Vision loss is the inability to see clearly, which can significantly impact a person’s daily life. It can make it difficult to do everyday tasks such as reading, driving, or even walking. Several things can cause vision loss, including age-related macular degeneration, glaucoma, diabetes, and stroke.
Experts estimate that about 12 million Americans 40 years and older have some form or another vision impairment. Up to 93 million adults risk developing vision loss, yet only half decided to get their eyes checked in the past 12 months. Thankfully, today’s medical innovations are changing patients’ lives with vision loss and giving them a better quality of life.
These are but three examples of how medical innovations are changing the lives of patients with different types of vision loss:
Some people have macular degeneration, which is the deterioration of the central part of the retina. This can make it difficult to see straight ahead and make everyday tasks such as reading or driving difficult. Macular degeneration reading glasses now exist, essentially smart glasses that can help people with macular degeneration see more clearly.
These glasses basically function based on autofocusing lenses and artificial intelligence. These have a tiny camera mounted on the frame that captures what the user is looking at. The smart glass will then process and send the image to a microdisplay on the lens. This display adjusts the image so the wearer can see it more clearly.

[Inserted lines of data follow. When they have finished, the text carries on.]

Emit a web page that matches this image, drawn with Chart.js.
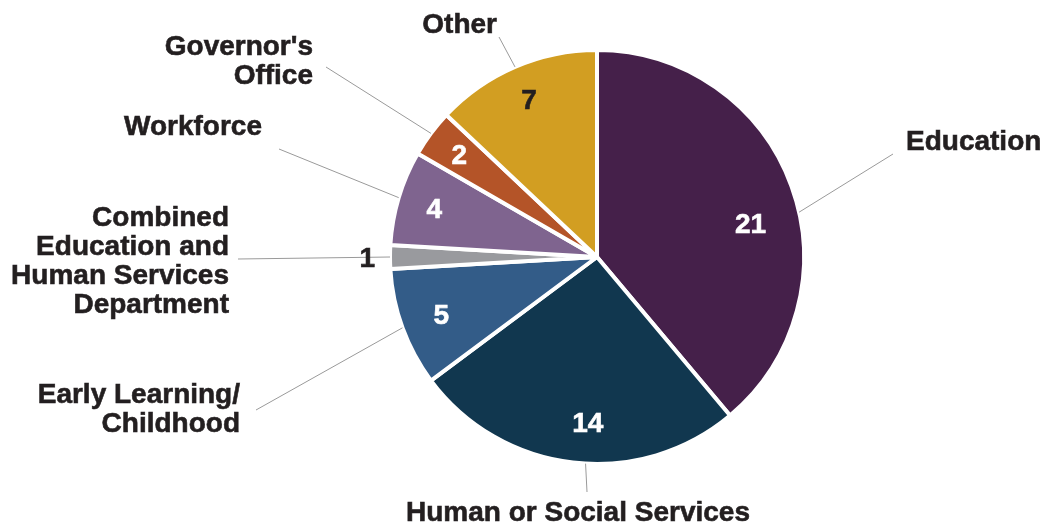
<!DOCTYPE html>
<html>
<head>
<meta charset="utf-8">
<script src="https://cdn.jsdelivr.net/npm/chart.js@4.4.1/dist/chart.umd.min.js"></script>
<style>
  html, body { margin: 0; padding: 0; background: #ffffff; }
  #wrap { position: relative; width: 1044px; height: 524px; }
</style>
</head>
<body>
<div id="wrap"><canvas id="grafico"></canvas></div>
<script>
// Datos del gráfico
const categorias = ['Education', 'Human or Social Services', 'Early Learning/ Childhood',
  'Combined Education and Human Services Department', 'Workforce', "Governor's Office", 'Other'];
const valores = [21, 14, 5, 1, 4, 2, 7];
const colores = ['#45204A', '#11374F', '#335C88', '#999A9E', '#7F648F', '#B45428', '#D29E22'];
const coloresValor = ['#ffffff', '#ffffff', '#ffffff', '#231F20', '#ffffff', '#ffffff', '#231F20'];

// Etiquetas exteriores (texto en líneas, posición, ancla de la línea guía, giro en grados)
const etiquetas = [
  { lineas: ['Education'], x: 906, y: 140, align: 'left', guia: [893, 154], giro: 7.5, radio: 0.76 },
  { lineas: ['Human or Social Services'], x: 578, y: 511, align: 'center', guia: [587, 492], giro: -3.5, radio: 0.8 },
  { lineas: ['Early Learning/', 'Childhood'], x: 240, y: 393, align: 'right', guia: [256, 410], giro: 0, radio: 0.8 },
  { lineas: ['Combined', 'Education and', 'Human Services', 'Department'], x: 229, y: 216, align: 'right', guia: [238, 259], giro: 0, radio: 1.11 },
  { lineas: ['Workforce'], x: 262, y: 125, align: 'right', guia: [279, 149], giro: 0, radio: 0.82 },
  { lineas: ["Governor's", 'Office'], x: 313, y: 45, align: 'right', guia: [326, 67], giro: 0, radio: 0.83 },
  { lineas: ['Other'], x: 497, y: 23, align: 'right', guia: [499, 37], giro: 0, radio: 0.83 }
];

const FUENTE = 'bold 28px "Liberation Sans", Arial, sans-serif';
const INTERLINEA = 29;

function textoGrueso(ctx, texto, x, y) {
  ctx.fillText(texto, x, y);
  ctx.strokeText(texto, x, y);
}

const pluginEtiquetas = {
  id: 'etiquetas',
  afterDatasetsDraw(chart) {
    const ctx = chart.ctx;
    const arcos = chart.getDatasetMeta(0).data;
    ctx.save();
    ctx.font = FUENTE;
    arcos.forEach((arco, i) => {
      const { x, y, startAngle, endAngle, outerRadius } = arco.getProps(['x', 'y', 'startAngle', 'endAngle', 'outerRadius'], true);
      const et = etiquetas[i];
      const medio = (startAngle + endAngle) / 2 + et.giro * Math.PI / 180;

      // línea guía
      ctx.strokeStyle = '#9a9a9a';
      ctx.lineWidth = 1;
      ctx.beginPath();
      ctx.moveTo(et.guia[0], et.guia[1]);
      ctx.lineTo(x + Math.cos(medio) * outerRadius, y + Math.sin(medio) * outerRadius);
      ctx.stroke();

      // valor
      const vx = x + Math.cos(medio) * outerRadius * et.radio;
      const vy = y + Math.sin(medio) * outerRadius * et.radio;
      ctx.fillStyle = coloresValor[i];
      ctx.strokeStyle = coloresValor[i];
      ctx.lineWidth = 0.6;
      ctx.textAlign = 'center';
      ctx.textBaseline = 'alphabetic';
      textoGrueso(ctx, String(valores[i]), vx, vy + 10);

      // texto de categoría
      ctx.fillStyle = '#231F20';
      ctx.strokeStyle = '#231F20';
      ctx.textAlign = et.align;
      et.lineas.forEach((linea, j) => {
        textoGrueso(ctx, linea, et.x, et.y + j * INTERLINEA + 10);
      });
    });
    ctx.restore();
  }
};

new Chart(document.getElementById('grafico'), {
  type: 'pie',
  data: {
    labels: categorias,
    datasets: [{
      data: valores,
      backgroundColor: colores,
      borderColor: '#ffffff',
      borderWidth: 4
    }]
  },
  options: {
    responsive: true,
    maintainAspectRatio: false,
    animation: false,
    layout: { padding: { top: 48, bottom: 58, left: 388, right: 238 } },
    plugins: {
      legend: { display: false },
      tooltip: { enabled: false }
    }
  },
  plugins: [pluginEtiquetas]
});
</script>
</body>
</html>
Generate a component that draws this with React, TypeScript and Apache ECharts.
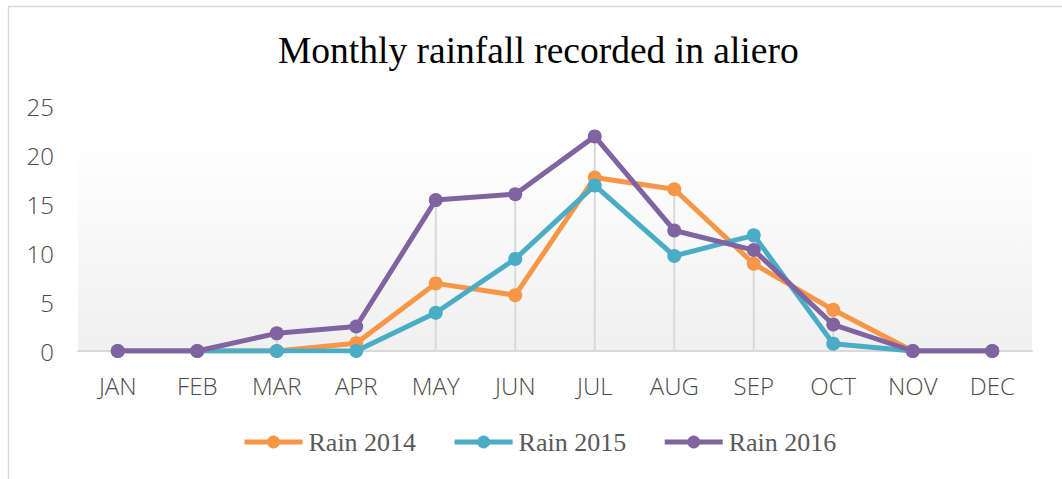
import React, { useEffect, useRef } from "react";
import * as echarts from "echarts";

const months = ["JAN", "FEB", "MAR", "APR", "MAY", "JUN", "JUL", "AUG", "SEP", "OCT", "NOV", "DEC"];
const rain2014 = [0, 0, 0, 0.8, 6.9, 5.7, 17.7, 16.5, 8.9, 4.2, 0, 0];
const rain2015 = [0, 0, 0, 0, 3.9, 9.4, 16.9, 9.7, 11.8, 0.75, 0, 0];
const rain2016 = [0, 0, 1.8, 2.5, 15.4, 16.0, 21.9, 12.3, 10.3, 2.7, 0, 0];
const seriesNames = ["Rain 2014", "Rain 2015", "Rain 2016"];
const colors = ["#F79646", "#4BACC6", "#8064A2"];
const titleText = "Monthly rainfall recorded in aliero";

export default function App() {
  const ref = useRef<HTMLDivElement>(null);
  useEffect(() => {
    document.body.style.margin = "0";
    if (!ref.current) return;
    const chart = echarts.init(ref.current, null, { renderer: "svg" });
    const dropLines = months.map((_, i) => Math.max(rain2014[i], rain2015[i], rain2016[i]));
    const all = [rain2014, rain2015, rain2016];
    const lineSeries = all.map((d, k) => ({
      name: seriesNames[k],
      type: "line",
      data: d,
      symbol: "circle",
      symbolSize: 14,
      lineStyle: { width: 5, color: colors[k] },
      itemStyle: { color: colors[k] },
      z: 3 + k,
    }));
    chart.setOption({
      animation: false,
      title: {
        text: titleText,
        left: 273,
        top: 26,
        textStyle: { fontFamily: "Liberation Serif", fontSize: 37.5, fontWeight: "normal", color: "#000" },
      },
      legend: {
        data: seriesNames,
        bottom: 19,
        left: 237,
        itemWidth: 58,
        itemHeight: 16,
        itemGap: 36,
        lineStyle: { width: 5 },
        textStyle: { fontFamily: "Liberation Serif", fontSize: 26, color: "#595959", padding: [0, 0, 0, 1] },
      },
      graphic: [
        {
          type: "rect",
          shape: { x: 8.5, y: 6.5, width: 1100, height: 500 },
          style: { fill: "none", stroke: "#d9d9d9", lineWidth: 1.5 },
          silent: true,
        },
      ],
      grid: {
        left: 78,
        right: 30,
        top: 106,
        bottom: 128,
        show: true,
        borderWidth: 0,
        backgroundColor: new echarts.graphic.LinearGradient(0, 0, 0, 1, [
          { offset: 0, color: "#ffffff" },
          { offset: 0.12, color: "#ffffff" },
          { offset: 1, color: "#f0f0f0" },
        ]),
      },
      xAxis: {
        type: "category",
        data: months,
        boundaryGap: true,
        axisLine: { lineStyle: { color: "#d9d9d9", width: 2 } },
        axisTick: { show: false },
        axisLabel: { fontFamily: "Open Sans", fontSize: 24, fontWeight: 300, color: "#4a4a4a", margin: 22 },
        splitLine: { show: false },
      },
      yAxis: {
        type: "value",
        min: 0,
        max: 25,
        interval: 5,
        axisLine: { show: false },
        axisTick: { show: false },
        splitLine: { show: false },
        axisLabel: { fontFamily: "Open Sans", fontSize: 24, fontWeight: 300, color: "#4a4a4a", margin: 24 },
      },
      series: [
        {
          name: "drop",
          type: "bar",
          data: dropLines,
          barWidth: 2,
          silent: true,
          itemStyle: { color: "#d9d9d9" },
          z: 1,
        },
        ...lineSeries,
      ],
    });
    return () => chart.dispose();
  }, []);
  return <div ref={ref} style={{ width: 1062, height: 479 }} />;
}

Smart reading glasses for macular degeneration patients can tell if you are looking at faces, objects, or texts. Some people use this as glasses, while others use it as a handheld device. Patients can now watch TV, read online and online content, and even play video games with these smart reading glasses.
Smart glasses used to be a bit heavy, bulk, and very expensive. But now, some companies created smart glasses that are much lighter and more affordable. Their smart technology also has a TV and automatic night modes, which can be very helpful for people with vision loss.
This is a relatively new medical innovation that basically fixes faulty genes that are responsible for vision loss. Experts do this by injecting healthy genes into the cells of the eye. These healthy genes will then take over the function of the faulty genes and improve vision.
Leber‘s Congenital Amaurosis (LCA) is a rare form of vision loss called wherein there is a mutation in a gene called RPE65. This disease usually manifests in childhood and can lead to complete blindness. But thanks to gene therapy, some children with this disease were able to see again.
In December 2017, the FDA approved gene therapy as a treatment for LCA. Patients with LCA can receive this gene therapy and improve their vision. This is still a relatively new technology, but it shows much promise in treating different types of vision loss. In the future, gene therapy might even be used to cure blindness.
This retinal implant can help people with certain types of vision loss see again. This creates electrical stimulation of the retina, sending signals to the brain and interpreting them as images. A bionic eye is not a cure for blindness, but it can help people with vision loss see objects, shapes, and movement.
Bionic eye surgery is a two-step process. First, the surgeon will implant a small device called an “array” under the retina. This array has about 100 tiny electrodes that will stimulate the retina. They will then place a “processor” behind the ear that will convert images captured by a camera into electrical impulses. These impulses will go to the array and stimulate the retina, sending signals to the brain, which the brain interprets as images.
According to reports, bionic eye clinical trials conducted by scientists from the University of Sydney and the University of New South Wales successfully implant bionic eyes on sheep. This is a significant breakthrough as it paves the way for human clinical trials in the future.
In the meantime, bionic eye implants are already available for people with vision loss. One example is the Argus II Retinal Prosthesis System, which the FDA approved in 2013. It helped several patients with vision loss see light and shapes again.
Smart glasses, bionic eyes, and gene therapy are some medical innovations that are changing patients’ lives with vision loss. With these new technologies, people with vision loss can now live relatively everyday lives. They can work, study and some can even drive again. These innovations are not just changing the lives of patients but also their families and loved ones.